What I found was that as I was retweeting, people were noticing and then retweeting what I was retweeting. Some people referred to me as live blogging from China and more people started following. I found that strange but then I realised that this was a game of Chinese Whispers where those who heard me and pass on what they heard, so I kept on retweeting people kept on following.
Kaiser who blogs at http://digitalwatch.ogilvy.com.cn/en/ mentioned that there is some discussion about twitter breaking the earthquake story and Robert Scoble also wrote something in his blog about twitter but in reality I was following 3 maybe 4 people actually in Chengdu who were tweeting in English and others who were just scanning the various news sources that actually had journalist at the scene.

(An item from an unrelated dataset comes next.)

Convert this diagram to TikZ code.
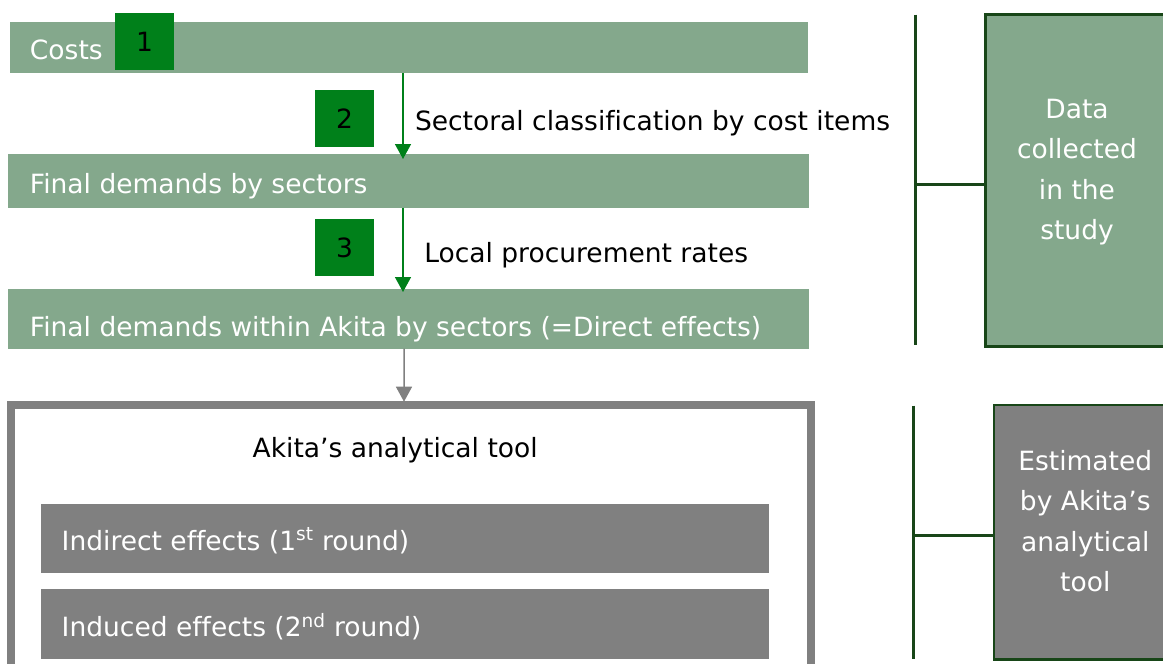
\documentclass[tikz,border=0pt]{standalone}
\usepackage{fontspec}
\setmainfont{DejaVu Sans}[Ligatures=NoCommon]
\usetikzlibrary{arrows.meta,calc}
\definecolor{barfill}{RGB}{132,168,140}
\definecolor{numfill}{RGB}{0,128,26}
\definecolor{dkgreen}{RGB}{24,70,24}
\definecolor{arrgreen}{RGB}{0,128,26}
\definecolor{toolgrey}{RGB}{128,128,128}
\newcommand\myfs{\fontsize{26.5pt}{40.5pt}\selectfont}
\begin{document}
\begin{tikzpicture}[x=1pt,y=-1pt,
  bar/.style={fill=barfill, draw=none, inner sep=0pt, outer sep=0pt, anchor=north west},
  gbox/.style={fill=toolgrey, draw=none, inner sep=0pt, outer sep=0pt, anchor=north west},
  numbox/.style={fill=numfill, draw=none, inner sep=0pt, outer sep=0pt, anchor=north west,
    minimum width=59pt, minimum height=57pt, font=\myfs, text=black},
  wtxt/.style={inner sep=0pt, outer sep=0pt, font=\myfs, text=white},
  btxt/.style={inner sep=0pt, outer sep=0pt, font=\myfs, text=black},
  garrow/.style={draw=arrgreen, line width=1.5pt, -{Triangle[width=16pt,length=15pt]}},
  grarrow/.style={draw=toolgrey, line width=1.5pt, -{Triangle[width=16pt,length=15pt]}},
  bracket/.style={draw=dkgreen, line width=2.7pt},
  sidebox/.style={draw=dkgreen, line width=2.7pt, inner sep=0pt, outer sep=0pt, anchor=north west}
]
\useasboundingbox (0,0) rectangle (1163,664);
\clip (0,0) rectangle (1163,664);

% bars
\node[bar, minimum width=798pt, minimum height=50.4pt] (costs) at (10,22.3) {};
\node[bar, minimum width=801pt, minimum height=53.7pt] (fd) at (8,154) {};
\node[bar, minimum width=801pt, minimum height=59.7pt] (fw) at (8,289) {};

\node[wtxt, anchor=base west] (costsT) at (30,59.3) {Costs};
\node[wtxt, anchor=base west] (fdT) at (30,193) {Final demands by sectors};
\node[wtxt, anchor=base west] (fwT) at (30,336) {Final demands within Akita by sectors (=Direct effects)};

% number boxes
\node[numbox] (n1) at (115,13.3) {1};
\node[numbox] (n2) at (315,90) {2};
\node[numbox] (n3) at (315,219) {3};

% labels
\node[btxt, anchor=base west] (l1) at (415,130) {Sectoral classification by cost items};
\node[btxt, anchor=base west] (l2) at (424.3,262) {Local procurement rates};

% arrows
\draw[garrow, shorten >=-5pt] ([xshift=-6pt]costs.south) -- ([xshift=-5.5pt]fd.north);
\draw[garrow, shorten >=-3pt] ([xshift=-5.5pt]fd.south) -- ([xshift=-5.5pt]fw.north);

% analytical tool box
\node[draw=toolgrey, line width=8pt, inner sep=0pt, outer sep=0pt, anchor=north west,
  minimum width=800.3pt, minimum height=320pt] (tool) at (10.7,405) {};
\draw[grarrow, shorten >=3.3pt] ([xshift=-4.5pt]fw.south) -- ([xshift=-6.85pt]tool.north);
\node[btxt, anchor=base west] (toolT) at (252.7,457.3) {Akita’s analytical tool};

\node[gbox, minimum width=728pt, minimum height=68.7pt] (ind) at (41,504) {};
\node[gbox, minimum width=728pt, minimum height=70.3pt] (indu) at (41,589) {};
\node[wtxt, anchor=base west] (indT) at (61.7,550) {Indirect effects (1\textsuperscript{st} round)};
\node[wtxt, anchor=base west] (induT) at (61.7,636.7) {Induced effects (2\textsuperscript{nd} round)};

% right side
\node[sidebox, fill=barfill, minimum width=300pt, minimum height=332pt] (data) at (985.3,14.7) {};
\node[wtxt, align=center] (dataT) at (1077,172.2) {Data\\collected\\in the\\study};
\coordinate (b1top) at (915.3,14.7);
\coordinate (b1bot) at (915.3,345);
\coordinate (b1mid) at (915.3,184.3);
\draw[bracket] (b1top) -- (b1bot);
\draw[bracket] (b1mid) -- (data.west |- b1mid);

\node[sidebox, fill=toolgrey, minimum width=300pt, minimum height=254.3pt] (est) at (994,405) {};
\node[wtxt, align=center] (estT) at (1085.3,521) {Estimated\\by Akita’s\\analytical\\tool};
\coordinate (b2top) at (913.7,405.7);
\coordinate (b2bot) at (913.7,659.3);
\coordinate (b2mid) at (913.7,535.7);
\draw[bracket] (b2top) -- (b2bot);
\draw[bracket] (b2mid) -- (est.west |- b2mid);
\end{tikzpicture}
\end{document}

I got an email from someone from Aljazeera asking to speak to me about the situation in China and I thought to myself that what I was doing in China today, I could have done in Sydney or San Francisco or from my PDA on a beach in Phuket.
So at the end of the day, It was nice to be noticed for a day but all I really did was emulate what Google Reader already does and that was to aggregate what I was reading and then posting it on another feed. As for twitter, I love what it is, and what it is is just a broadcast sms service delivered over the internet where people share what they are doing, and as a watcher or voyeur, what I have seen is that most people spend a lot of their time just surfing the internet and then letting people know what they have read.
It was an interesting, emotional and thought provoking day today. I'll see you all tomorrow and I will be watching.